Covariance-based Imaging and Multi-View Fusion for Networked Sensing

TL;DR

This paper introduces a covariance-based multi-view imaging method for 6G networks that jointly processes signals from multiple base stations to produce high-quality images of extended targets.

Contribution

It presents a novel two-phase framework combining covariance-based imaging and advanced fusion techniques to improve multi-view target reconstruction in networked sensing.

Findings

Significant enhancement in imaging quality demonstrated through extensive simulations.

Effective joint estimation of scattering intensity and target geometry.

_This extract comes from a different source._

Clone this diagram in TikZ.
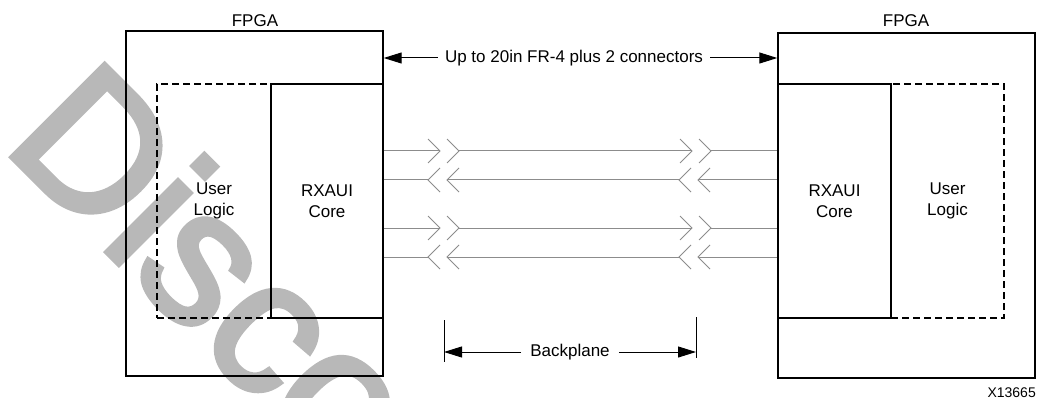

Robust fusion method that aligns heterogeneous images onto common grids.

Abstract

This paper considers multi-view imaging in a sixth-generation (6G) integrated sensing and communication network, which consists of a transmit base-station (BS), multiple receive BSs connected to a central processing unit (CPU), and multiple extended targets. Our goal is to devise an effective multi-view imaging technique that can jointly leverage the targets' echo signals at all the receive BSs to precisely construct the image of these targets. To achieve this goal, we propose a two-phase approach. In Phase I, each receive BS recovers an individual image based on the sample covariance matrix of its received signals. Specifically, we propose a novel covariance-based imaging framework to jointly estimate effective scattering intensity and grid positions, which reduces the number of estimated parameters leveraging channel statistical properties and allows grid adjustment to conform to target geometry. In Phase II, the CPU fuses the individual images of all the receivers to construct a high-quality image of all the targets. Specifically, we design edge-preserving natural neighbor interpolation (EP-NNI) to map individual heterogeneous images onto common and finer grids, and then propose a joint optimization framework to estimate fused scattering intensity and BS fields of view. Extensive numerical results show that the proposed scheme significantly enhances imaging performance, facilitating high-quality environment reconstruction for future 6G networks.